Exercise input —
***
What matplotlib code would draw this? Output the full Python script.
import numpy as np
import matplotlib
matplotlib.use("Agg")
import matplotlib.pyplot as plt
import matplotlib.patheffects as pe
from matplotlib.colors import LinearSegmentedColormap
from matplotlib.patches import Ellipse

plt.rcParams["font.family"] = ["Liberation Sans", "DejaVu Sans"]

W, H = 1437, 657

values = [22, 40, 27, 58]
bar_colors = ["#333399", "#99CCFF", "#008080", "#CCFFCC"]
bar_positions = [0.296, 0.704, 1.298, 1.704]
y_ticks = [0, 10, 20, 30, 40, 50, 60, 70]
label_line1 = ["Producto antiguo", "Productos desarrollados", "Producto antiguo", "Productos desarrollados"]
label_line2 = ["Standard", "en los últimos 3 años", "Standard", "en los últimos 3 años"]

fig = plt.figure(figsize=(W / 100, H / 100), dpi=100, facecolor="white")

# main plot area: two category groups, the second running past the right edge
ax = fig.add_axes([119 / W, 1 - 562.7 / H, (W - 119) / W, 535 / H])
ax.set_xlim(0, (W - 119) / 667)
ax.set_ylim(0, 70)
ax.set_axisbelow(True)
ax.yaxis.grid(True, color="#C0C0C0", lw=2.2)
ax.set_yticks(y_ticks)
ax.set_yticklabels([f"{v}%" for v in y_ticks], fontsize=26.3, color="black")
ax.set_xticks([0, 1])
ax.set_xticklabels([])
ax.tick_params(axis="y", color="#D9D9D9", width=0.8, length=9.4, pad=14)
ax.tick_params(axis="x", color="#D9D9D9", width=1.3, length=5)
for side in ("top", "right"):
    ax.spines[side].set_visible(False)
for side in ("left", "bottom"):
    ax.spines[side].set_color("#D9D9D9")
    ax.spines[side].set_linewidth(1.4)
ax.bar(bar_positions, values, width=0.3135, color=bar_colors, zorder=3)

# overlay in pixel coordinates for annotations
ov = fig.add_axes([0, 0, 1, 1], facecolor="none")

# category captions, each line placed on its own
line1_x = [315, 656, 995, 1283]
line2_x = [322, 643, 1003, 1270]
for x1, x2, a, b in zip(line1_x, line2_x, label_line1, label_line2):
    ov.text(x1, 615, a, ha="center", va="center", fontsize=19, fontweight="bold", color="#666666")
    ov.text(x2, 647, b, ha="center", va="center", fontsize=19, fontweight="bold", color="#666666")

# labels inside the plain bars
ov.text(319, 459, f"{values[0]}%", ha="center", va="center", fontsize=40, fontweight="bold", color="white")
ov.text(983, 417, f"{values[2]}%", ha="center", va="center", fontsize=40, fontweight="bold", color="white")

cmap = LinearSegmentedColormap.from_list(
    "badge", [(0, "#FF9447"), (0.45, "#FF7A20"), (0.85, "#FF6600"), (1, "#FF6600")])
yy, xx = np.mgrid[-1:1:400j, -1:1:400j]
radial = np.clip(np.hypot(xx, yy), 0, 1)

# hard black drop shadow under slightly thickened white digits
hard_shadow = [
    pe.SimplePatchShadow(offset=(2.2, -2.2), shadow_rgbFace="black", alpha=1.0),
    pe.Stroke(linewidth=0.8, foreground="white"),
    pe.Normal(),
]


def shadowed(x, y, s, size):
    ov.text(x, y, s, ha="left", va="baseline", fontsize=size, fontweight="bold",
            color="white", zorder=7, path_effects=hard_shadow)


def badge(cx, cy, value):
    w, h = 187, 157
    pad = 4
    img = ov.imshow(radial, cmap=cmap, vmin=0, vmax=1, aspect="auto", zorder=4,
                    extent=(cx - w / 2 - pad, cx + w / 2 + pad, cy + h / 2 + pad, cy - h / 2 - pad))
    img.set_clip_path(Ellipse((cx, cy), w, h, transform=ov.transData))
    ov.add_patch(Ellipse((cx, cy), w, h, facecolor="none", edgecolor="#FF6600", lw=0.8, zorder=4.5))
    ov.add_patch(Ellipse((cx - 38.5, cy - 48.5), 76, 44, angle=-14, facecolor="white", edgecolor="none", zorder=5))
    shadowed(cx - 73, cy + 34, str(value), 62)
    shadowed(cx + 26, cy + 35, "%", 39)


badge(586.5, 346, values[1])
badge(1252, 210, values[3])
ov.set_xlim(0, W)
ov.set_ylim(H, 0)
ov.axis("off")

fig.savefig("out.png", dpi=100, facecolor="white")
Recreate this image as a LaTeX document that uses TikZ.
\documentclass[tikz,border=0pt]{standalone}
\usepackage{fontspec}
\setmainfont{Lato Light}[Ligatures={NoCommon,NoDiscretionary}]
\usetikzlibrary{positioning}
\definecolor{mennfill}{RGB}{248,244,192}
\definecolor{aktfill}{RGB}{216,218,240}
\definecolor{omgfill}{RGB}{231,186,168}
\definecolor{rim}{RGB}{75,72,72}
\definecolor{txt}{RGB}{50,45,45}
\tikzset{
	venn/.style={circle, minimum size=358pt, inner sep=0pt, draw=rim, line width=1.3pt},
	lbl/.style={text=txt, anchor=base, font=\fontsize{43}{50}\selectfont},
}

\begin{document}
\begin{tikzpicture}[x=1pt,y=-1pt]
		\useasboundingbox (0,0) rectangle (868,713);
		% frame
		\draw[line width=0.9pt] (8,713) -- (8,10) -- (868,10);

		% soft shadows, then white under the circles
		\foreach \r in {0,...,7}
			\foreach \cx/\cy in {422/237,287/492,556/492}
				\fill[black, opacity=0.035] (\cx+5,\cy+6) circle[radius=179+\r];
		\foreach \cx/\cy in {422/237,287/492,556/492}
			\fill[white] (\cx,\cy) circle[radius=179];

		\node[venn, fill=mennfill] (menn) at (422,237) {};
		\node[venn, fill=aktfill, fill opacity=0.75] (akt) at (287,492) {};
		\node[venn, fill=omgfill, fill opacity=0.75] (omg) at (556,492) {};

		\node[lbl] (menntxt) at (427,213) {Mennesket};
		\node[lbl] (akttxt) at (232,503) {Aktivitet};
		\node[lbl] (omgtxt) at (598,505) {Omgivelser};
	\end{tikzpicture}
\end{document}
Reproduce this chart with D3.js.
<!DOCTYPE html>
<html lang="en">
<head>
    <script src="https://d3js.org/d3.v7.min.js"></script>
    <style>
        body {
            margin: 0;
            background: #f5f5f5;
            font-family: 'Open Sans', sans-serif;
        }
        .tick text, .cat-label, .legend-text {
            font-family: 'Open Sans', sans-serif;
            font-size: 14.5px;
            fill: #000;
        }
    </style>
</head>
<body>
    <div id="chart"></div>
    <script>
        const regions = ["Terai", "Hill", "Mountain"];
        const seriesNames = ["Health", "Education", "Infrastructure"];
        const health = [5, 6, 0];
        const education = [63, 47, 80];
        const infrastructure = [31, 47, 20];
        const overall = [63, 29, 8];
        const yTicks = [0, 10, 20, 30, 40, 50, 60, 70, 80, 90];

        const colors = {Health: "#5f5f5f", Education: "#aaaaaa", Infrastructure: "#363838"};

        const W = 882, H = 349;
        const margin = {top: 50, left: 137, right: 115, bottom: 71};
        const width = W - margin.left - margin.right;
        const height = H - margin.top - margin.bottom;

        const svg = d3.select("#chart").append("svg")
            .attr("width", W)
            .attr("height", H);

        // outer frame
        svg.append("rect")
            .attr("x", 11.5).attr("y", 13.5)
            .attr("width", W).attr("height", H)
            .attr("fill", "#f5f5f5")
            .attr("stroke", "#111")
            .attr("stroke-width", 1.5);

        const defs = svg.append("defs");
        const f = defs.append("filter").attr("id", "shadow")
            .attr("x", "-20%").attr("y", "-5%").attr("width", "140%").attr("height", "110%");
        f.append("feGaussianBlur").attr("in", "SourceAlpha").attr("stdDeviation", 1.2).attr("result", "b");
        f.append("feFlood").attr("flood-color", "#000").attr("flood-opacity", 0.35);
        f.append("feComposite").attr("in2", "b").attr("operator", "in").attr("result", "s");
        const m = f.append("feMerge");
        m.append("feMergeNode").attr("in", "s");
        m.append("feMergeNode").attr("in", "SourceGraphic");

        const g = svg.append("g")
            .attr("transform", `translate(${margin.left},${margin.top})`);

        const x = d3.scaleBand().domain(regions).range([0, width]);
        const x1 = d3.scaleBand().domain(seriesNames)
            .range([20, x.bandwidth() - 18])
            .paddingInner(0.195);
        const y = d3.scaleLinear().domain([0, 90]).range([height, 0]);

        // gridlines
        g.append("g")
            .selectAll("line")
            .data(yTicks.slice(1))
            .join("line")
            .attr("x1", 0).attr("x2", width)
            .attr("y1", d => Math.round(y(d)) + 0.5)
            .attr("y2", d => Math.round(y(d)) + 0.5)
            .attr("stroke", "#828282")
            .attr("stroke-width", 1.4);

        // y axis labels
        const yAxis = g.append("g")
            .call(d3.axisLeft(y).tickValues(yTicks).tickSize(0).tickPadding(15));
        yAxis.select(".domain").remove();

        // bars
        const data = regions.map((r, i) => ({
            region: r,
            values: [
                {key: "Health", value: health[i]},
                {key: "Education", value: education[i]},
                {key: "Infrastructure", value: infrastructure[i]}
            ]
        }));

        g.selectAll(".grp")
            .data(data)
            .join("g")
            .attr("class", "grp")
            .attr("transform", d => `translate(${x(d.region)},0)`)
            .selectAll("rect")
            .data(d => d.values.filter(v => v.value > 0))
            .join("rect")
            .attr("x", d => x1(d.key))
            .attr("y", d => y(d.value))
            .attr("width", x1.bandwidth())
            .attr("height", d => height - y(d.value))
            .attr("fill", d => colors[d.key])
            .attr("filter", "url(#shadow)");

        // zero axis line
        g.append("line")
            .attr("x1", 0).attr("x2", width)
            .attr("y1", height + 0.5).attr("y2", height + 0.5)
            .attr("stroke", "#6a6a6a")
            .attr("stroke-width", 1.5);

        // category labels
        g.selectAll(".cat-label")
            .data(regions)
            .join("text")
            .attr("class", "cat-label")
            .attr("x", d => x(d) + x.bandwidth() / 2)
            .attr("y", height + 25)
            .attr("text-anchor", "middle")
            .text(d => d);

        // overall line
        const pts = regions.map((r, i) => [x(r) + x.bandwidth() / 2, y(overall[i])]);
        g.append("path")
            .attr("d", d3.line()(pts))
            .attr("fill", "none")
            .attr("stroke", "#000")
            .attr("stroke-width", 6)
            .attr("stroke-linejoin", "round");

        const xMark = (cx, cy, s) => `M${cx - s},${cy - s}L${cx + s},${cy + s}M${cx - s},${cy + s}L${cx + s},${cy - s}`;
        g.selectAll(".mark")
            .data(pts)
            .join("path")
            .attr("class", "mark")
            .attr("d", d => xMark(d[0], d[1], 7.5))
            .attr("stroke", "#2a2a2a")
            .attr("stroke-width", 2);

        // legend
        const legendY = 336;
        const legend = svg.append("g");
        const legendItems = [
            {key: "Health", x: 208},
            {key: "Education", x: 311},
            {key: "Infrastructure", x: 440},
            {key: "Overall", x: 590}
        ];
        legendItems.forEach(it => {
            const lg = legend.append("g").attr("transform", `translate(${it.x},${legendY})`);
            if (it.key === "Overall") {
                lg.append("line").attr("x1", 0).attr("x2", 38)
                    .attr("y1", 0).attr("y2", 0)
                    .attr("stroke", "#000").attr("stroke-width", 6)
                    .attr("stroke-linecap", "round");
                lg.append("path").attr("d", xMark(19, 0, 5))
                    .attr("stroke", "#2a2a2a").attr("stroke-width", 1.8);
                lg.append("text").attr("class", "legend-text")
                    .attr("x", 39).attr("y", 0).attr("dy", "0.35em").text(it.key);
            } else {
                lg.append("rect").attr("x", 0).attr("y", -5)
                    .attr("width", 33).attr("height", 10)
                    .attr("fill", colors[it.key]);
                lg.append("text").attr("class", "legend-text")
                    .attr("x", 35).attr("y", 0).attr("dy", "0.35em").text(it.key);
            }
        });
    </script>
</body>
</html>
***
Work to complete — Return only the lines spanning from the first line of the material through the line with "width=0.3135, color=bar_colors, zorder=3)", copied exactly, both ends kept.

Output of the task —
What matplotlib code would draw this? Output the full Python script.
import numpy as np
import matplotlib
matplotlib.use("Agg")
import matplotlib.pyplot as plt
import matplotlib.patheffects as pe
from matplotlib.colors import LinearSegmentedColormap
from matplotlib.patches import Ellipse

plt.rcParams["font.family"] = ["Liberation Sans", "DejaVu Sans"]

W, H = 1437, 657

values = [22, 40, 27, 58]
bar_colors = ["#333399", "#99CCFF", "#008080", "#CCFFCC"]
bar_positions = [0.296, 0.704, 1.298, 1.704]
y_ticks = [0, 10, 20, 30, 40, 50, 60, 70]
label_line1 = ["Producto antiguo", "Productos desarrollados", "Producto antiguo", "Productos desarrollados"]
label_line2 = ["Standard", "en los últimos 3 años", "Standard", "en los últimos 3 años"]

fig = plt.figure(figsize=(W / 100, H / 100), dpi=100, facecolor="white")

# main plot area: two category groups, the second running past the right edge
ax = fig.add_axes([119 / W, 1 - 562.7 / H, (W - 119) / W, 535 / H])
ax.set_xlim(0, (W - 119) / 667)
ax.set_ylim(0, 70)
ax.set_axisbelow(True)
ax.yaxis.grid(True, color="#C0C0C0", lw=2.2)
ax.set_yticks(y_ticks)
ax.set_yticklabels([f"{v}%" for v in y_ticks], fontsize=26.3, color="black")
ax.set_xticks([0, 1])
ax.set_xticklabels([])
ax.tick_params(axis="y", color="#D9D9D9", width=0.8, length=9.4, pad=14)
ax.tick_params(axis="x", color="#D9D9D9", width=1.3, length=5)
for side in ("top", "right"):
    ax.spines[side].set_visible(False)
for side in ("left", "bottom"):
    ax.spines[side].set_color("#D9D9D9")
    ax.spines[side].set_linewidth(1.4)
ax.bar(bar_positions, values, width=0.3135, color=bar_colors, zorder=3)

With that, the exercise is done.